Meski sering berselisih pendapat, karena kami memang sama-sama orang yang keras dan memegang teguh pendapat masing-masing. Ternyata beliau begitu memperhatikanku...

08 August 2005

Berbeda

Setelah beberapa hari disibukkan dengan berbagai urusan keluarga, setelah meninggalnya mama mertuaku dan pesta pernikahan adik iparku yang hanya berselang beberapa hari. Aku kembali menyibukkan diri dengan pekerjaan dan bisnisku. Selama beberapa hari itu, aku menjadi lebih dekat dengan keluarga dari istriku, membuatku lebih mengerti bagaimana cara mereka memandang dan menjalani hidup yang sangat singkat ini. Dan aku tersenyum sekaligus menitikkan air mata... semua sangat berbeda.

Aku tidak dapat menyebutkan bahwa cara pandang dan bagaimana aku menjalani hidup ini adalah paling benar. Tapi aku hanya bisa mencontohkan bahwa hanya dengan bermodalkan keahlian, kegigihan dan kepercayaan, aku telah berhasil meraih apa yang aku cita-citakan selama ini, menjadi mandiri, memiliki usaha sendiri, dan perlahan menuju kemapanan. Tak satu rupiah pun orang tua ku pernah memberiku modal, selain pelajaran untuk selalu jujur, adil, hidup mandiri, bertanggung jawab dan tidak takut untuk berbeda.
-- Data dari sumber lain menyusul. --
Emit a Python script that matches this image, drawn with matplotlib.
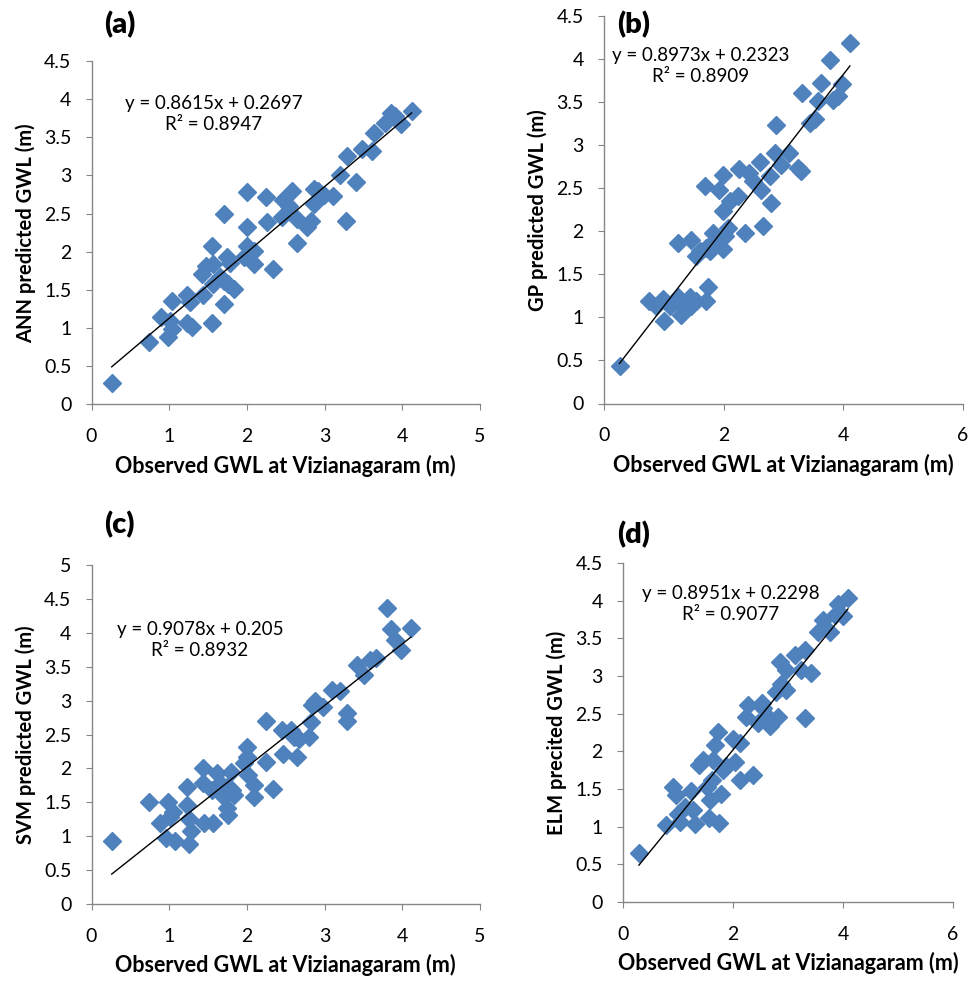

Bertahun-tahun aku telah merasakan bagaimana orang-orang yang tidak sepaham dengan ku selalu mengkritik, menghina dan bahkan memfitnah, hanya karena aku berpikir berbeda. Namun aku tidak pernah takut untuk menjadi berbeda karena satu hal yang aku yakini benar. Karena aku yakin segala sesuatu yang diawali dengan niat untuk selalu jujur, mempertahankan keadilan serta selalu bertanggung jawab atas hak maupun kewajiban, akan selalu membuahkan hasil yang manis, meskipun melalui perjalanan yang teramat pahit. Alhamdulillah Allah selalu membuktikan bahwa keyakinan yang ku miliki itu meskipun berbeda selalu benar adanya. Dan ini tidak hanya terjadi satu dua kali, melainkan berkali-kali dalam hidupku.

Sehingga aku tidaklah pernah takut untuk menjadi berbeda selama hati kecilku yakin bahwa perbedaan itu benar adanya.

Budi adalah Budi, kalau bukan begitu maka bukan Budi namanya --- masih hangat aku ingat apa yang dikatakan oleh seorang rekan, ketika dia ditanyai oleh seseorang, kenapa aku bersikap seperti itu.

JANGAN TAKUT UNTUK MENJADI BERBEDA KALAU KAMU YAKIN ITU ADALAH BENAR --- KARENA ORANG-ORANG YANG BERHASIL ADALAH ORANG-ORANG YANG BERANI MENJADI BERBEDA DARI ORANG KEBANYAKAN.